DATA PROVIDED:
-------------------------

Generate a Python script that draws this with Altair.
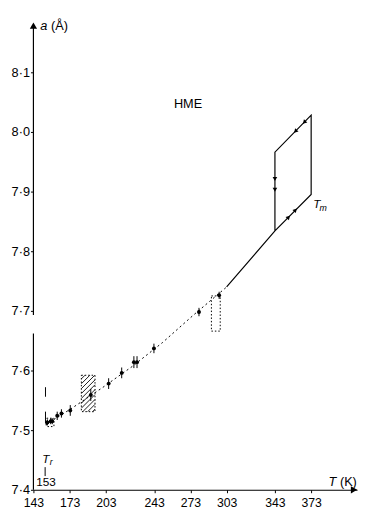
import altair as alt
import pandas as pd
import numpy as np

# ---------------- data ----------------
# measured points (T in K, lattice parameter a in Å) with error half-widths
pt_T = [154.6, 157.3, 158.6, 162.7, 166.2, 173.5, 190.5, 205.3, 216.1, 226.2, 228.8, 242.8, 280.1, 296.8]
pt_a = [7.513, 7.515, 7.515, 7.524, 7.528, 7.533, 7.559, 7.578, 7.596, 7.614, 7.614, 7.637, 7.698, 7.726]
pt_err = [0.005, 0.005, 0.005, 0.007, 0.007, 0.009, 0.010, 0.009, 0.009, 0.010, 0.010, 0.008, 0.007, 0.006]

# dotted guide curve (low temperature phase)
curve_T = [153, 175, 200, 225, 250, 275, 303]
curve_a = [7.509, 7.537, 7.571, 7.607, 7.647, 7.692, 7.740]

# solid line + hysteresis loop (path order)
loop_T = [303, 343, 373, 373, 343, 343]
loop_a = [7.740, 7.834, 7.895, 8.028, 7.966, 7.834]

# direction arrowheads on the loop
arr_T = [354.3, 360.0, 360.0, 367.3, 343.0, 343.0]
arr_a = [7.857, 7.869, 8.001, 8.016, 7.921, 7.903]
arr_ang = [43, 43, 223, 223, 180, 180]

# dotted boxes (T0, T1, a0, a1)
box_T0 = [182.7, 290.4, 154.0]
box_T1 = [194.0, 297.7, 160.0]
box_a0 = [7.531, 7.666, 7.506]
box_a1 = [7.592, 7.725, 7.520]

# dashed marker at T_r
tr_T = [153, 153]
tr_lo = [7.556, 7.511]
tr_hi = [7.572, 7.531]

x_ticks = [143, 173, 203, 243, 273, 303, 343, 373]
y_ticks = [7.4, 7.5, 7.6, 7.7, 7.8, 7.9, 8.0, 8.1]

# ---------------- scales ----------------
X_DOM = [143, 411]
Y_DOM = [7.4, 8.19]
W, H = 331, 482
FONT = "Liberation Sans"

xs = alt.Scale(domain=X_DOM, nice=False, zero=False)
ys = alt.Scale(domain=Y_DOM, nice=False, zero=False)

xaxis = alt.Axis(values=x_ticks, title=None, grid=False, domain=True, domainColor="black",
                 domainWidth=1.2, tickColor="black", tickSize=3, labelPadding=4,
                 labelFontSize=12.5, labelColor="black", labelFont=FONT, labelFlush=False,
                 labelOverlap=False, format="d")
yaxis = alt.Axis(values=y_ticks, title=None, grid=False, domain=False, tickColor="black",
                 tickSize=3, labelPadding=1, labelFontSize=13, labelColor="black",
                 labelFont=FONT, labelOverlap=False, labelFlush=False,
                 labelExpr="replace(format(datum.value, '.1f'), '.', '·')")


def X(f):
    return alt.X(f, type="quantitative", scale=xs, axis=xaxis)


def Y(f):
    return alt.Y(f, type="quantitative", scale=ys, axis=yaxis)


pts = pd.DataFrame({"T": pt_T, "a": pt_a, "lo": np.array(pt_a) - np.array(pt_err),
                    "hi": np.array(pt_a) + np.array(pt_err)})
curve = pd.DataFrame({"T": curve_T, "a": curve_a})
loop = pd.DataFrame({"T": loop_T, "a": loop_a, "o": range(len(loop_T))})
arrows = pd.DataFrame({"T": arr_T, "a": arr_a, "ang": arr_ang})
boxes = pd.DataFrame({"T0": box_T0, "T1": box_T1, "a0": box_a0, "a1": box_a1})
trdf = pd.DataFrame({"T": tr_T, "lo": tr_lo, "hi": tr_hi})

# hatch lines inside the first box (45° in pixel space)
k = (W / (X_DOM[1] - X_DOM[0])) / (H / (Y_DOM[1] - Y_DOM[0]))
T0, T1, a0, a1 = box_T0[0], box_T1[0], box_a0[0], box_a1[0]
hatch = []
step = 5.0 / (H / (Y_DOM[1] - Y_DOM[0]))
c = a0 - k * T1 + step / 2
while c < a1 - k * T0:
    ta = max(T0, (a0 - c) / k)
    tb = min(T1, (a1 - c) / k)
    if tb > ta:
        hatch.append({"T": ta, "T2": tb, "a": c + k * ta, "a2": c + k * tb})
    c += step
hatch = pd.DataFrame(hatch)

# axis lines (y axis drawn with a break)
yax = pd.DataFrame({"T": [143, 143], "lo": [7.4, 7.693], "hi": [7.662, 8.18]})
axarrow = pd.DataFrame({"T": [143, 408.5], "a": [8.178, 7.4], "ang": [0, 90]})

l_curve = alt.Chart(curve).mark_line(color="black", strokeWidth=1, strokeDash=[2, 3]).encode(
    x=X("T"), y=Y("a"))
l_loop = alt.Chart(loop).mark_line(color="black", strokeWidth=1.2).encode(
    x=X("T"), y=Y("a"), order="o:Q")
l_err = alt.Chart(pts).mark_rule(color="black", strokeWidth=1).encode(
    x=X("T"), y=Y("lo"), y2="hi")
l_pts = alt.Chart(pts).mark_circle(color="black", size=16, opacity=1).encode(
    x=X("T"), y=Y("a"))
l_arr = alt.Chart(arrows).mark_point(shape="triangle-up", filled=True, color="black",
                                     size=22, opacity=1).encode(
    x=X("T"), y=Y("a"), angle=alt.Angle("ang:Q", scale=None))
l_box = alt.Chart(boxes).mark_rect(fill="transparent", stroke="black", strokeWidth=1,
                                   strokeDash=[1.5, 2]).encode(
    x=X("T0"), x2="T1", y=Y("a0"), y2="a1")
l_hatch = alt.Chart(hatch).mark_rule(color="black", strokeWidth=0.9).encode(
    x=X("T"), x2="T2", y=Y("a"), y2="a2")
l_tr = alt.Chart(trdf).mark_rule(color="black", strokeWidth=1).encode(
    x=X("T"), y=Y("lo"), y2="hi")
l_yax = alt.Chart(yax).mark_rule(color="black", strokeWidth=1.2).encode(
    x=X("T"), y=Y("lo"), y2="hi")
l_axarr = alt.Chart(axarrow).mark_point(shape="triangle-up", filled=True, color="black",
                                        size=55, opacity=1).encode(
    x=X("T"), y=Y("a"), angle=alt.Angle("ang:Q", scale=None))

# text annotations
txt = pd.DataFrame([
    {"T": 271.0, "a": 8.047, "t": "HME", "s": 13, "st": "normal", "al": "center"},
    {"T": 151.5, "a": 8.177, "t": "a", "s": 13, "st": "italic", "al": "center"},
    {"T": 157.5, "a": 8.177, "t": "(Å)", "s": 13, "st": "normal", "al": "left"},
    {"T": 390.5, "a": 7.413, "t": "T", "s": 13, "st": "italic", "al": "center"},
    {"T": 396.8, "a": 7.413, "t": "(K)", "s": 13, "st": "normal", "al": "left"},
    {"T": 153.3, "a": 7.452, "t": "T", "s": 12, "st": "italic", "al": "center"},
    {"T": 156.6, "a": 7.446, "t": "r", "s": 9, "st": "italic", "al": "left"},
    {"T": 153.5, "a": 7.413, "t": "153", "s": 12, "st": "normal", "al": "center"},
    {"T": 374.8, "a": 7.879, "t": "T", "s": 12, "st": "italic", "al": "left"},
    {"T": 380.0, "a": 7.872, "t": "m", "s": 9, "st": "italic", "al": "left"},
])
text_layers = []
for _, r in txt.iterrows():
    text_layers.append(
        alt.Chart(pd.DataFrame([r])).mark_text(font=FONT, fontSize=float(r["s"]), fontStyle=r["st"],
                                               align=r["al"], baseline="middle", color="black").encode(
            x=X("T"), y=Y("a"), text="t:N"))

trtick = pd.DataFrame({"T": [152.7], "lo": [7.423], "hi": [7.438]})
l_trtick = alt.Chart(trtick).mark_rule(color="black", strokeWidth=1).encode(
    x=X("T"), y=Y("lo"), y2="hi")

chart = alt.layer(
    l_hatch, l_box, l_curve, l_loop, l_err, l_pts, l_arr, l_tr, l_yax, l_axarr, l_trtick,
    *text_layers
).properties(
    width=W, height=H,
    autosize=alt.AutoSizeParams(type="none"),
    padding={"left": 26, "top": 5, "right": 2, "bottom": 20},
    background="white",
).configure_view(strokeWidth=0)

chart.save("out.html", embed_options={"renderer": "svg", "actions": False})
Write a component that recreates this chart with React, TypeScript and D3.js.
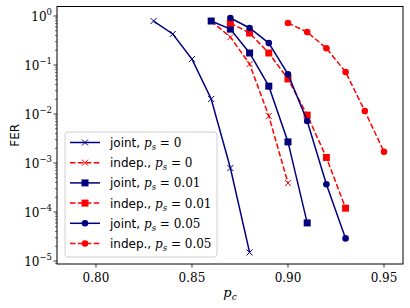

-------------------------

WORK TO COMPLETE: Each line in the listing above that contains "this" should be copied.

TASK RESPONSE:
Generate a Python script that draws this with Altair.
Write a component that recreates this chart with React, TypeScript and D3.js.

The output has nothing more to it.